The C.1.2 strain, which is linked to ‘increased transmissibility’, is more mutations away from the original virus seen in Wuhan, experts at South Africa’s National Institute for Communicable Diseases and the KwaZulu-Natal Research Innovation and Sequencing Platform said.
In their study scientists found the strain, which descends from the C.1 strain that was first spotted amid the first wave of the pandemic, has a mutation rate of about 41.8 mutations per year.
This rate is nearly double the current global mutation rate seen in any other Variant of Concern (VOC) so far.
During their study, researchers found a monthly increase in the number of C.1.2 genomes in South Africa, rising from 0.2 per cent in May to 1.6 per cent in June and 2.0 per cent in July.
This short period of consistent increase has also been spotted in the Alpha, Beta and Gamma variants.
Scientists also found 14 mutations in nearly 50 per cent of the variants which had a C.1.2 sequence.
While more research is required ‘to determine the functional impact of these mutations’, scientists warned the latest variant, which has ‘mutated substantially’, could help the virus evade antibodies and immune responses.

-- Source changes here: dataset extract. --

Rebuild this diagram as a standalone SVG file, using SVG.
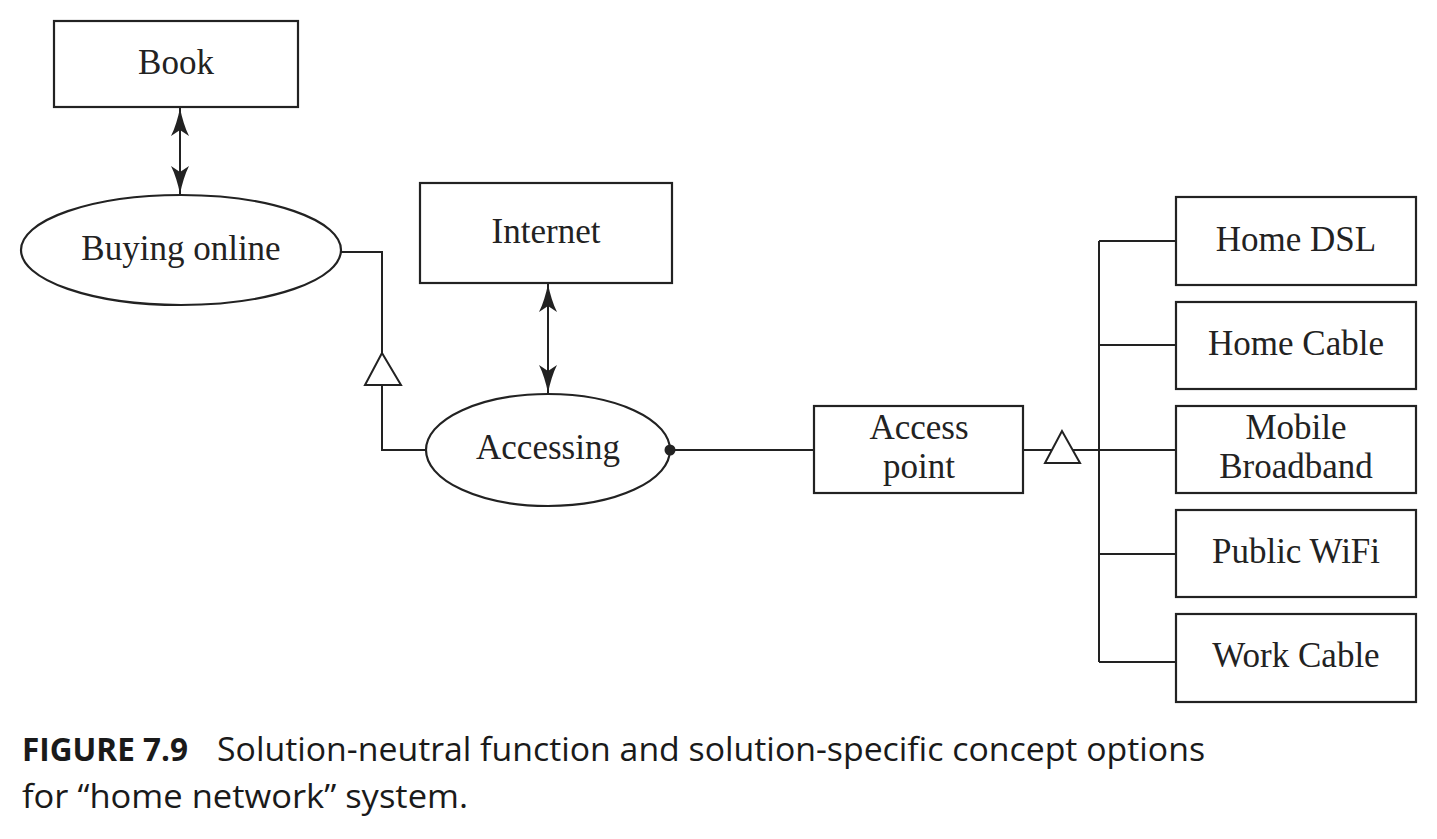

In their report, which was published in the journal Nature, the scientists said: ‘We describe and characterise a newly identified SARS-CoV-2 lineage with several spike mutations that is likely to have emerged in a major metropolitan area in South Africa after the first wave of the epidemic, and then to have spread to multiple locations within two neighbouring provinces.
‘We show that this lineage has rapidly expanded and become dominant in three provinces, at the same time as there has been a rapid resurgence in infections.
‘Although the full import of the mutations is not yet clear, the genomic and epidemiological data suggest that this variant has a selective advantage—from increased transmissibility, immune escape or both.
‘These data highlight the urgent need to refocus the public health response in South Africa on driving transmission down to low levels, not only to reduce hospitalisations and deaths but also to limit the spread of this lineage and the further evolution of the virus.’